Joseph and His Coat

  Once upon a time a church I attended presented the Andrew Lloyd Webber/Tim Rice musical Joseph and the Amazing Technicolor Dreamcoat. It is, of course, the story of Joseph and his brothers, and it has all the ingredients of an Agatha Christie novel staged by Busby Berkeley: jealousy, violence, slavery, Egypt, sex (well, all right - the sex has been hygienically removed from the present production [read: left on the cutting room floor]), deception, intrigue, power politics, and a passing goat.

You remember it: Jacob had 12 sons, but spoiled one of the younger ones (Joseph, a perennial daydreamer) rotten. The other brothers got fed up with it, so they took matters into their own hands. Kidnapping Joseph, at first they intended to just leave him to die. Upon reflection, they decided that idea was the pits, and besides, there was a greater prophet to be made selling off their extra inventory. Joseph was scalped to a band of Egypt-bound traders, and the brothers returned home, where in the very best Family Tradition (see Genesis 27) they proceeded to pull the multi-colored wool over Jacob's eyes.

Meanwhile Joseph, sold to an officer in Egypt's armed forces, made the best of a bad deal.
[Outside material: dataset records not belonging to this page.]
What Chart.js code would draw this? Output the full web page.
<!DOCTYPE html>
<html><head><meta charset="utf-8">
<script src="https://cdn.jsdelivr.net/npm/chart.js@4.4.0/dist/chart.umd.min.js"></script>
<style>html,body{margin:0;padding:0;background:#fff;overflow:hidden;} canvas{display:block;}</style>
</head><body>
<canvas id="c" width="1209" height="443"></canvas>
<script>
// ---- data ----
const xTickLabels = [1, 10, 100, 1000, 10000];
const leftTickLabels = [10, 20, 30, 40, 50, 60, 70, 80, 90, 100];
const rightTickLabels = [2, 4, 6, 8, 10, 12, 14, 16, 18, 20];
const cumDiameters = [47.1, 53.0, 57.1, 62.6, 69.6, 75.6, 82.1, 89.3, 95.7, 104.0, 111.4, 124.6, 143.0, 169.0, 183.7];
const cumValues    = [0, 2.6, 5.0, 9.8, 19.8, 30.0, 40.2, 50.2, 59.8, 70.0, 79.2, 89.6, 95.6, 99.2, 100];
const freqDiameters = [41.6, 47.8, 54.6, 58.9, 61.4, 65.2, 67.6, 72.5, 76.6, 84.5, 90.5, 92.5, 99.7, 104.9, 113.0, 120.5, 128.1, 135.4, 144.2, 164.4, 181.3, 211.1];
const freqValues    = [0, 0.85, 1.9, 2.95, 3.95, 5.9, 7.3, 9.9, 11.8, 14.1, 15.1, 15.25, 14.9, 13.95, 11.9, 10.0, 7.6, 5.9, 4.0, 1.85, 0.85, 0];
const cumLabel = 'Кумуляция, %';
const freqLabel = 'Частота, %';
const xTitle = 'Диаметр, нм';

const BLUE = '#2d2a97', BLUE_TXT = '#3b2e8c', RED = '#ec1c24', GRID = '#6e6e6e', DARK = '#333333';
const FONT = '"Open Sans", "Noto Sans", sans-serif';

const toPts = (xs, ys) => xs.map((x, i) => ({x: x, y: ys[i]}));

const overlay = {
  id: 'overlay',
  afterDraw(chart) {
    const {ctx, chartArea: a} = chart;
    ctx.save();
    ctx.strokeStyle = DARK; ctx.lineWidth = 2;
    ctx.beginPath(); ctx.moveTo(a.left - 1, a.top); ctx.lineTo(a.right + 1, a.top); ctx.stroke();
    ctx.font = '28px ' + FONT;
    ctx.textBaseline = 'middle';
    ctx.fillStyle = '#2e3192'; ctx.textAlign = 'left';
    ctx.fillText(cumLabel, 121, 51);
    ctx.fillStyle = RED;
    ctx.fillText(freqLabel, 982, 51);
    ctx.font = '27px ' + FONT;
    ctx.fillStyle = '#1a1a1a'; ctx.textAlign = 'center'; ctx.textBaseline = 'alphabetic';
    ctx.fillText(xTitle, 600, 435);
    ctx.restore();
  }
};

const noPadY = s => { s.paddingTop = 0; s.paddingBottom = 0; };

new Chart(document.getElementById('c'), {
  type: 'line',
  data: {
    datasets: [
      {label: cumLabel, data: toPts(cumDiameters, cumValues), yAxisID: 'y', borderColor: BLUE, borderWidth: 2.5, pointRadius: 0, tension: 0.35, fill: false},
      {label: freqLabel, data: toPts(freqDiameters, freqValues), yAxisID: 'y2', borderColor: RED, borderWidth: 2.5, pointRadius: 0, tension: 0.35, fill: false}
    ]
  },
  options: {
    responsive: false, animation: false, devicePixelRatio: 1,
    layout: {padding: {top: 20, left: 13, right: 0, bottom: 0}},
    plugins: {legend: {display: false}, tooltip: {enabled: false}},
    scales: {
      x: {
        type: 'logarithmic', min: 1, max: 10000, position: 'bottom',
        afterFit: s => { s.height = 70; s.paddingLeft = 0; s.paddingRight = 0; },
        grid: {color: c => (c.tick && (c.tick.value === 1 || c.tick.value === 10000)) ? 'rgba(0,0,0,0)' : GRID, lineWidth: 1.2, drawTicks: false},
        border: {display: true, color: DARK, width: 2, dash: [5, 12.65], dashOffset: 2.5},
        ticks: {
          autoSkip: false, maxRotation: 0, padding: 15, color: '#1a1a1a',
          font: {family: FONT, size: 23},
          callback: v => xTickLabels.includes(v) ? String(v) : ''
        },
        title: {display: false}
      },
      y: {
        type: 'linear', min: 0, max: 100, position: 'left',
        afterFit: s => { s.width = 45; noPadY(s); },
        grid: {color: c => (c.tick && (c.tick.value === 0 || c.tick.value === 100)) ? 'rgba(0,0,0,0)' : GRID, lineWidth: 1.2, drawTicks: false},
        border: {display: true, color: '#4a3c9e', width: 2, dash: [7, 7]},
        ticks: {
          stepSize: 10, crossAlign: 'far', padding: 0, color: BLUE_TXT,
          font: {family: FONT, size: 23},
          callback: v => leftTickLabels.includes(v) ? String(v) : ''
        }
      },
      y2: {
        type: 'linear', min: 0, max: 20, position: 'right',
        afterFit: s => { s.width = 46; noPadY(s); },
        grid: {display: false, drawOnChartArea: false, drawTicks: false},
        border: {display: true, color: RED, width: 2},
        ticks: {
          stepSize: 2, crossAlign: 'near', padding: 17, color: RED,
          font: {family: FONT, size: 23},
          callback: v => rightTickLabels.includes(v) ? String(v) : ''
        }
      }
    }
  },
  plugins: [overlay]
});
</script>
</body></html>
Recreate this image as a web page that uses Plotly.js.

He figured, when in Thebes...

Things were going pretty well, he was moving up the corporate ladder (albeit it for slave wages) when the boss's wife made a pass at him. Joseph got away, but his clothing didn't. Dressing for success wasn't Joe's long suit. The boss made an impromptu return, and his wife, no slouch in the quick-thinking department, pointed the accusing garment at Joseph and theatrically swooned. Joseph was sent to jail.

Ever the optimist, Joseph embarked on his career as prisoner with patented alacrity. He soon was in charge of meals, exercise, guard duty and dream interpretation. Organization of the former and a flair for marketing the latter led him eventually to Pharaoh, who, figuring he'd better keep this boy in plain sight, named him a distant second to his exalted self.

The rest you know: 7 years of bull markets, 7 years voodoo agriculture. The brothers came for a handout and Joseph, ever his father's son, deceived and terrified them before letting them know it was all just some good family fun. Jacob and relations moved to Northern Egypt where they took up permanent residence until Cecil B. DeMille hired Charlton Heston to relocate them.

The moral of the story is self-evident: Had Jacob possessed better parenting skills, Moses would have been a nobody.